Host cell and expression engineering for development of an E. coli ketoreductase catalyst: Enhancement of formate dehydrogenase activity for regeneration of NADH
Institute of Biotechnology and Biochemical Engineering, Graz University of Technology (TUG), Petersgasse 12/1, A-8010 Graz, Austria
Microbial Cell Factories 2012, 11:7 doi:10.1186/1475-2859-11-7Published: 11 January 2012
Enzymatic NADH or NADPH-dependent reduction is a widely applied approach for the synthesis of optically active organic compounds. The overall biocatalytic conversion usually involves in situ regeneration of the expensive NAD(P)H. Oxidation of formate to carbon dioxide, catalyzed by formate dehydrogenase (EC 220.127.116.11; FDH), presents an almost ideal process solution for coenzyme regeneration that has been well established for NADH. Because isolated FDH is relatively unstable under a range of process conditions, whole cells often constitute the preferred form of the biocatalyst, combining the advantage of enzyme protection in the cellular environment with ease of enzyme production. However, the most prominent FDH used in biotransformations, the enzyme from the yeast Candida boidinii, is usually expressed in limiting amounts of activity in the prime host for whole cell biocatalysis, Escherichia coli. We therefore performed expression engineering with the aim of enhancing FDH activity in an E. coli ketoreductase catalyst. The benefit resulting from improved NADH regeneration capacity is demonstrated in two transformations of technological relevance: xylose conversion into xylitol, and synthesis of (S)-1-(2-chlorophenyl)ethanol from o-chloroacetophenone.

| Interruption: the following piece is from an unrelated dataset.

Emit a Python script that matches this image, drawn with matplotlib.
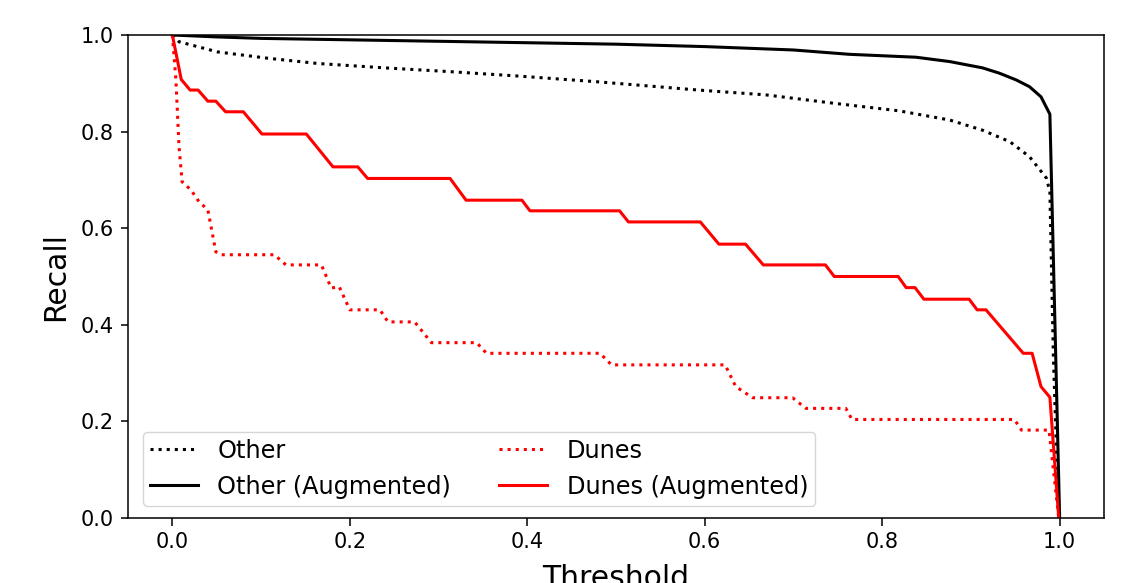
import matplotlib
matplotlib.use("Agg")
import matplotlib.pyplot as plt

# Other (non-augmented), dotted black
other_x = [0.0, 0.0075, 0.051, 0.107, 0.164, 0.239, 0.314, 0.390, 0.480, 0.593, 0.669,
           0.744, 0.819, 0.876, 0.913, 0.944, 0.966, 0.985, 0.989, 0.993, 0.999]
other_y = [1.0, 0.986, 0.965, 0.952, 0.941, 0.932, 0.924, 0.915, 0.903, 0.886, 0.876,
           0.859, 0.843, 0.824, 0.803, 0.779, 0.748, 0.704, 0.676, 0.33, 0.0]

# Other (Augmented), solid black
other_aug_x = [0.0, 0.05, 0.1, 0.2, 0.3, 0.4, 0.5, 0.6, 0.7, 0.763, 0.838, 0.876,
               0.913, 0.932, 0.951, 0.966, 0.979, 0.989, 1.0]
other_aug_y = [1.0, 0.996, 0.993, 0.990, 0.987, 0.984, 0.981, 0.976, 0.969, 0.960, 0.954, 0.945,
               0.932, 0.921, 0.907, 0.893, 0.872, 0.836, 0.0]

# Dunes (non-augmented), dotted red
dunes_x = [0.0, 0.004, 0.0075, 0.011, 0.021, 0.030, 0.040, 0.049, 0.055, 0.115, 0.128,
           0.168, 0.179, 0.188, 0.200, 0.234, 0.243, 0.273, 0.292, 0.343, 0.354, 0.482,
           0.495, 0.623, 0.635, 0.654, 0.699, 0.714, 0.759, 0.766, 0.949, 0.957, 0.988, 0.999]
dunes_y = [1.0, 0.907, 0.769, 0.696, 0.679, 0.655, 0.638, 0.551, 0.545, 0.545, 0.524,
           0.524, 0.476, 0.479, 0.431, 0.431, 0.406, 0.406, 0.363, 0.363, 0.341, 0.341,
           0.317, 0.317, 0.272, 0.249, 0.249, 0.227, 0.227, 0.204, 0.204, 0.182, 0.182, 0.0]

# Dunes (Augmented), solid red
dunes_aug_x = [0.0, 0.010, 0.020, 0.029, 0.040, 0.049, 0.060, 0.080, 0.101, 0.151, 0.181,
               0.209, 0.220, 0.313, 0.331, 0.394, 0.403, 0.504, 0.514, 0.595, 0.616, 0.646,
               0.666, 0.736, 0.746, 0.818, 0.827, 0.837, 0.847, 0.898, 0.907, 0.917, 0.959,
               0.969, 0.979, 0.989, 0.999]
dunes_aug_y = [1.0, 0.908, 0.886, 0.886, 0.863, 0.863, 0.841, 0.841, 0.795, 0.795, 0.727,
               0.727, 0.703, 0.703, 0.658, 0.658, 0.636, 0.636, 0.613, 0.613, 0.567, 0.567,
               0.524, 0.524, 0.500, 0.500, 0.477, 0.477, 0.453, 0.453, 0.431, 0.431, 0.341,
               0.341, 0.272, 0.250, 0.0]

x_ticks = [0.0, 0.2, 0.4, 0.6, 0.8, 1.0]
y_ticks = [0.0, 0.2, 0.4, 0.6, 0.8, 1.0]

W, H = 1144, 583
fig = plt.figure(figsize=(W / 100, H / 100), dpi=100)
ax = fig.add_axes([128 / W, (H - 518) / H, (1104 - 128) / W, (518 - 35) / H])

ax.plot(other_x, other_y, color="black", linestyle=":", linewidth=2.2, label="Other")
ax.plot(other_aug_x, other_aug_y, color="black", linestyle="-", linewidth=2.2, label="Other (Augmented)")
ax.plot(dunes_x, dunes_y, color="red", linestyle=":", linewidth=2.2, label="Dunes")
ax.plot(dunes_aug_x, dunes_aug_y, color="red", linestyle="-", linewidth=2.2, label="Dunes (Augmented)")

ax.set_xlim(-0.05, 1.05)
ax.set_ylim(0.0, 1.0)
ax.set_xticks(x_ticks)
ax.set_yticks(y_ticks)
ax.set_xticklabels([f"{v:.1f}" for v in x_ticks])
ax.set_yticklabels([f"{v:.1f}" for v in y_ticks])
ax.tick_params(labelsize=15, length=5.4, width=1.1, pad=4.9)
for s in ax.spines.values():
    s.set_linewidth(1.1)
ax.set_xlabel("Threshold", fontsize=21.5, labelpad=8.5)
ax.set_ylabel("Recall", fontsize=21.5, labelpad=7.5)
ax.legend(loc="lower left", ncol=2, fontsize=17.3, borderaxespad=0.5,
          borderpad=0.3, bbox_to_anchor=(0.003, 0.0))

fig.savefig("out.png", dpi=100)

As compared to individual expression of C. boidinii FDH in E. coli BL21 (DE3) that gave an intracellular enzyme activity of 400 units/gCDW, co-expression of the FDH with the ketoreductase (Candida tenuis xylose reductase; XR) resulted in a substantial decline in FDH activity. The remaining FDH activity of only 85 U/gCDW was strongly limiting the overall catalytic activity of the whole cell system. Combined effects from increase in FDH gene copy number, supply of rare tRNAs in a Rosetta strain of E. coli, dampened expression of the ketoreductase, and induction at low temperature (18°C) brought up the FDH activity threefold to a level of 250 U/gCDW while reducing the XR activity by just 19% (1140 U/gCDW). The E. coli whole-cell catalyst optimized for intracellular FDH activity showed improved performance in the synthesis of (S)-1-(2-chlorophenyl)ethanol, reflected in a substantial, up to 5-fold enhancement of productivity (0.37 g/gCDW) and yield (95% based on 100 mM ketone used) as compared to the reference catalyst. For xylitol production, the benefit of enhanced FDH expression was observed on productivity only after elimination of the mass transfer resistance caused by the cell membrane.
Expression engineering of C. boidinii FDH is an important strategy to optimize E. coli whole-cell reductase catalysts that employ intracellular formate oxidation for regeneration of NADH. Increased FDH-activity was reflected by higher reduction yields of D-xylose and o-chloroacetophenone conversions provided that mass transfer limitations were overcome.